The SD file improvement plans are encouraging - and address my concerns. Thanks.

You're probably aware that the described substructure search functionality falls short what is often useful for medicinal chemistry R-group series of molecules. For such series a Markush style R-group query can be used to identify the R-groups. The R-groups can then be displayed (2D coordinates) in a separate column. Some series (including Combinatorial Chemistry Libraries) have more than one variable R-group position. I'm not sure how much interest there would be either in Combinatorial Chemistry Libraries or in breaking down a series into R-groups.

Hmm, finding those groups using Markush structures would already be a problem in itself. We don't have the algortithms in house to do that and I am not sure we can use CDK tools here either.
Other than that I would be all in favor of someone else putting such tools in there and add functionality to deal with combinatorical chemistry spaces...

- Michael

For typical Medicinal Chemistry series of molecules (and also for Combinatorial Chemistry libraries) there is sometimes more than one possible choice for a core group and side-chains. The choice can be impacted by the series of molecules as might be the case for a set of peptides but is often a matter of personal preference. In other words, I wasn't envisaging a maximum common substructure type algorithm being used to identify the "core" and "r-groups" but instead a substructure search with the core as a user specified query.

The appropriate output would then be a CDK column for each R-group. For convenience it may be best to have a separate table for each set of R-groups - so that R-group properties could be easily computed. Joining these tables should not be a problem in principle.

At present, implementing such functionality is not a priority for THINK integration into KNIME. We are giving priority to computational chemistry tools - although THINK does have reagent searching and combinatorial library enumeration functionality.
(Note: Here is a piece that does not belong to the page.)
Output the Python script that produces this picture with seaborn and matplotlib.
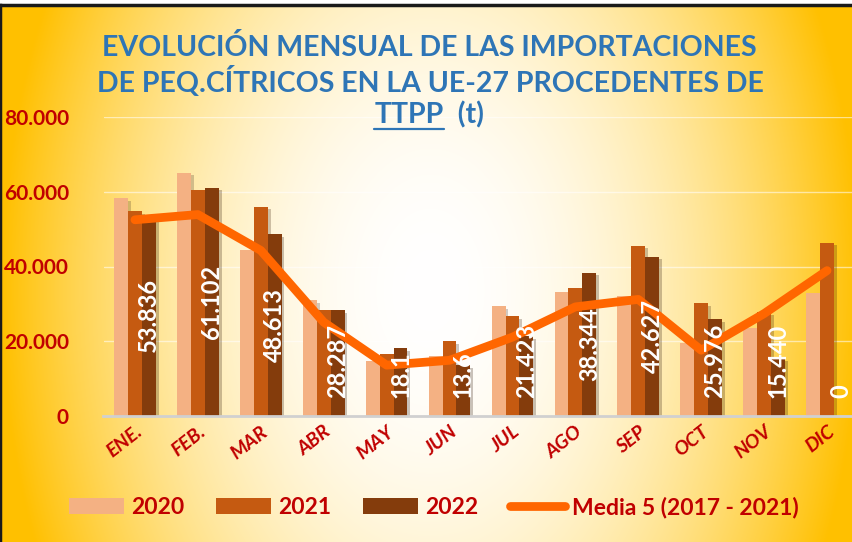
import matplotlib
matplotlib.use("Agg")
import matplotlib.pyplot as plt
import matplotlib.patheffects as pe
from matplotlib.patches import Patch
from matplotlib.lines import Line2D
import numpy as np
import pandas as pd
import seaborn as sns

# Datos (toneladas)
meses = ["ENE.", "FEB.", "MAR", "ABR", "MAY", "JUN", "JUL", "AGO", "SEP", "OCT", "NOV", "DIC"]
y2020 = [58200, 65100, 44300, 31100, 14800, 16000, 29500, 33300, 32100, 19600, 23500, 32800]
y2021 = [54800, 60600, 56000, 28400, 16500, 20000, 26700, 34200, 45600, 30300, 27800, 46400]
y2022 = [53836, 61102, 48613, 28287, 18100, 13600, 21423, 38344, 42627, 25976, 15440, 0]
media5 = [52500, 53900, 44300, 25100, 13600, 14900, 21100, 29200, 31200, 17600, 27400, 38900]
etiquetas_2022 = ["53.836", "61.102", "48.613", "28.287", "18.1", "13.6",
                  "21.423", "38.344", "42.627", "25.976", "15.440", "0"]
anios = ["2020", "2021", "2022"]
colores = ["#F4B183", "#C55A11", "#843C0C"]
naranja = "#FF6600"
rojo = "#C00000"
azul = "#2E75B6"

df = pd.DataFrame({
    "mes": meses * 3,
    "anio": sum([[a] * 12 for a in anios], []),
    "t": y2020 + y2021 + y2022,
})

sns.set_theme(style="white")
plt.rcParams["font.family"] = ["Lato", "DejaVu Sans"]

W, H = 852, 542
fig = plt.figure(figsize=(W / 100, H / 100), dpi=100, facecolor="white")

# fondo con degradado radial (blanco en el centro, dorado en los bordes)
bg = fig.add_axes([0, 0, 1, 537 / 542], zorder=-10)
X, Y = np.meshgrid(np.arange(W), np.arange(537))
t = np.sqrt(((X - 430) / 430) ** 2 + ((Y - 285) / 650) ** 2)
t = np.clip(t, 0, 1) ** 2
oro = np.array([255, 192, 0]) / 255
img = (1 - t)[..., None] * np.ones(3) + t[..., None] * oro
bg.imshow(img, aspect="auto", extent=[0, 1, 0, 1], origin="upper")
bg.set_xlim(0, 1)
bg.set_ylim(0, 1)
bg.set_xticks([])
bg.set_yticks([])
for s in ["right", "bottom"]:
    bg.spines[s].set_visible(False)
for s in ["top", "left"]:
    bg.spines[s].set_color("#1a1a1a")
    bg.spines[s].set_linewidth(2.5)

ax = fig.add_axes([103.5 / W, 126 / H, 755 / W, 299 / H])
ax.patch.set_alpha(0)

sns.barplot(data=df, x="mes", y="t", hue="anio", order=meses, hue_order=anios,
            palette=colores, width=0.663, gap=0, saturation=1, legend=False, ax=ax)
for bar in ax.patches:
    bar.set_linewidth(0)
    bar.set_path_effects([pe.withSimplePatchShadow(offset=(2, -2), alpha=0.25)])

sns.pointplot(x=meses, y=media5, color=naranja, markers="", errorbar=None,
              linewidth=6.3, ax=ax)
for ln in ax.lines:
    ln.set_solid_capstyle("round")
    ln.set_solid_joinstyle("round")
    ln.set_zorder(5)

ax.set_ylim(0, 80000)
ax.set_xlim(-0.5, 11.5)
ax.set_yticks(range(0, 80001, 20000))
ax.set_yticklabels([f"{v:,}".replace(",", ".") for v in range(0, 80001, 20000)],
                   color=rojo, fontsize=15, fontweight="bold")
ax.tick_params(axis="y", length=0, pad=25)
ax.set_xticks(range(12))
ax.set_xticklabels(meses, rotation=38, ha="right", rotation_mode="anchor",
                   color=rojo, fontsize=14, fontweight="bold", fontstyle="italic")
ax.tick_params(axis="x", length=0, pad=5)
ax.set_xlabel("")
ax.set_ylabel("")
for s in ["top", "right", "left"]:
    ax.spines[s].set_visible(False)
ax.spines["bottom"].set_color("#D0D0D0")
ax.spines["bottom"].set_linewidth(2)
ax.yaxis.grid(True, color="white", alpha=0.55, linewidth=1)
ax.set_axisbelow(True)

# etiquetas de 2022 dentro de las barras
off = 0.663 / 3
textos = []
for i, (v, lab) in enumerate(zip(y2022, etiquetas_2022)):
    tx = ax.text(i + off, v / 2, lab, rotation=90, ha="center", va="center",
                 color="white", fontsize=17, fontweight="bold", zorder=6)
    textos.append((tx, i, v))

# títulos
tit_kw = dict(ha="center", va="center", color=azul, fontsize=20.5, fontweight="bold")
fig.text(429 / W, 1 - 47 / H, "EVOLUCIÓN MENSUAL DE LAS IMPORTACIONES", **tit_kw)
fig.text(430 / W, 1 - 81 / H, "DE PEQ.CÍTRICOS EN LA UE-27 PROCEDENTES DE", **tit_kw)
t1 = fig.text(0, 1 - 115 / H, "TTPP", **tit_kw)
t2 = fig.text(0, 1 - 115 / H, "  (t)", **tit_kw)

# leyenda
handles = [Patch(facecolor=c, edgecolor="none") for c in colores]
handles.append(Line2D([0], [0], color=naranja, lw=6.3, solid_capstyle="round"))
fig.legend(handles, anios + ["Media 5 (2017 - 2021)"], loc="center",
           bbox_to_anchor=(434 / W, 1 - 507 / H), ncol=4, frameon=False,
           prop={"size": 16.5, "weight": "bold"}, labelcolor=rojo,
           handlelength=2.4, handleheight=0.7, handletextpad=0.3, columnspacing=1.4)

fig.canvas.draw()
r = fig.canvas.get_renderer()
# línea 3 del título centrada con TTPP subrayado
w1 = t1.get_window_extent(r).width
w2 = t2.get_window_extent(r).width
x0 = 429 - (w1 + w2) / 2
t1.set_ha("left")
t2.set_ha("left")
t1.set_x(x0 / W)
t2.set_x((x0 + w1) / W)
fig.canvas.draw()
bb = t1.get_window_extent(r)
fig.add_artist(Line2D([bb.x0 / W, bb.x1 / W], [(bb.y0 - 1) / H] * 2, color=azul, lw=1.6))

# etiquetas que no caben se apoyan en la base
base = 4800
inv = ax.transData.inverted()
for tx, i, v in textos:
    bbt = tx.get_window_extent(r)
    y0 = inv.transform((0, bbt.y0))[1]
    if y0 < base:
        tx.set_va("bottom")
        tx.set_y(base)

fig.savefig("out.png", dpi=100)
Hmm, that would require a bit more chemical "intelligence" than our internal tools offer. Our discriminative substructure search node could be convinced to search for fragments and maybe even split the underlying molecule in pieces but we currently have no way to identify specific side groups as R1, R2, ... to make sure it's always the right R-group in the output.
This is only an implementational issue, of course, but we have a lot of these issues on our plate right now :-(